AMD's much anticipated next-generation Bulldozer and Bobcat CPU cores are almost here. Big things are expected since this is the first time in 7 years after the launch of their Athlon 64/K8 microarchitecture where a radically new design was developed completely from the ground up. With every generational progression, not only is the performance projected to increase but the power consumption efficiency is to be improved as well. With that goal in mind AMD makes a two-pronged attack going for both the mainstream/server markets as well as the ultramobile/low power processor market.
High performance desktop and server needs are demanding and a new approach has to be taken if efficiency and increased output is to be expected from the chip. Heavily threaded performance has been the bane of AMD for some time now.
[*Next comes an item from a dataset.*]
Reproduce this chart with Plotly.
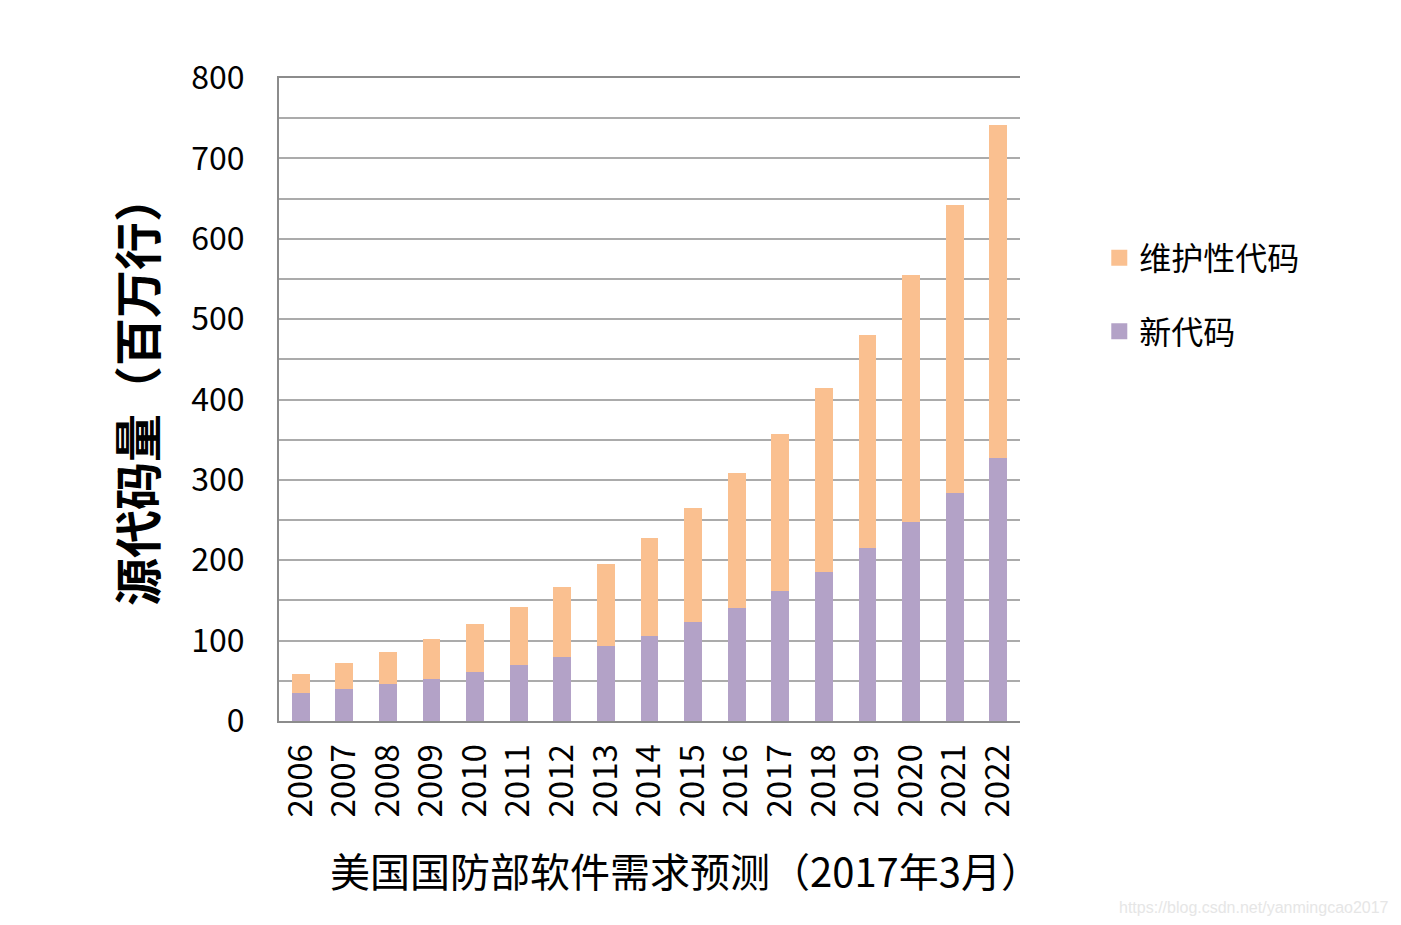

While their main competition, Intel implemented Hyper Threading technology to address the issue, AMD opted to take a more modular approach with the Bulldozer.
Each Bulldozer core is armed with two independent integer clusters each with a dedicated L1 data cache (essentially two physical cores in one Bulldozer core) and modularly, shares L2 cache, Floating Point Scheduler as well as two 128-bit FPUs supporting up to 256-bit floating point execution. Sharing resources reduces not only the power consumption but also the die space (therefore lowering the cost).
Bulldozer has a deeper pipeline that relies on improved branch prediction and prefetchers, aiming to resolve the bottleneck caused by incorrect branch prediction. Unlike the previous architecture, the predict and fetch pipelines are decoupled. A queue of future fetch addresses are created by the predictor and allows the fetch logic to go through this queue and compare it to what's in the instruction cache. Another major change that Bulldozer brings to the table is Power Gating. Each module can be clocked and power gated independently, allowing unused cores to be powered off while the other active cores can be driven up in frequency ala Intel's Turbo Boost.
Built on the latest 32nm silicon on insulator technology, Bulldozer-based chips can have up to 8 cores (each core is seen by the Operating System as a logical processor) comprised of four Bulldozer modules sharing L3 Cache and NB resources between them. Bulldozer is also designed to dynamically switch between shared and dedicated components to maximize efficiency while featuring new x86 instruction sets like SSE4.1, SSE4.2, AVX, and XOP including 4-operand FMAC allowing for greater performance and flexibility. AMD projects an estimated 50% increase in throroughput while having the same power envelope as the current AMD Opteron 6100 Series "Magny-Cours" server-based processors and an estimated average of 80% of the CMP performance within a smaller area..
<hrdata-mce-alt="AMD Bobcat x86 Core" class="system-pagebreak" title="AMD Bobcat x86 Core" />
In order to take a large bite out of the ultramobile CPU market, AMD has to create a processor that is highly-synthesizable and operates with a very low power design. Balancing an impressive performance on a smaller space with an even smaller power draw is a tall order for any microprocessor design and AMD intends to pounce on the consumer electronic markets with the Bobcat.
The layout of the Bobcat core is much simpler than the Bulldozer but it is much more effective than other processors in the consumer electronic market because of its support for out-of-order execution (full OOO instruction execution with full OOO store/load engine), minimizing data movement and unnecessary reads. With four integer pipes and two floating point pipes, there is more than adequate bandwidth in terms of execution units. AMD claims that Bobcat performs at at roughly 90% of today's mainstream performance with less than half of silicon area.
Bobcat has a dual x86 decoder that scans up to 22 bytes and directly map 89% of x86 instructions to a single microOp, an additional 10% to a pair of microOps, and more complicated x86 instructions are microcoded. There are two indepndent, dual ported integer schedulers. One feeds two Arithmetic-Logic Units and the other feeds two Address Generation Units (one for storage and one for load). Physical Register File uses maps/pointers to reduce power by decreasing data movement. The FPU has a centralized Floating Point scheduler that feeds a pair of 64-bit FP execution stacks (one for FP multiply unit performing two SP multiplies per cycle and one for FP add unit that can perform two SP additions per cycle). The MMX and logical units are replicated on both stacks.
If all of AMD's roads lead to Fusion then Bobcat is the first set of bricks laid out toward that goal. This marriage of GPUs and CPUs is a vision both shared by AMD and Intel. As the CPU on AMD's upcoming "Ontario" processor, manufactured on TSMC’s 40nm process, the success of Fusion rests on the success of the Bobcat processor. Targeting both the high end server and ultra-low power markets at the same time is a very bold and somewhat uncharacteristic move by AMD. The necessity of such boldness however is well calculated and not without logic. If the long term goal is for AMD's Fusion to bloom, they need to plant the seeds in markets where the competition favors them and the return to be immediate.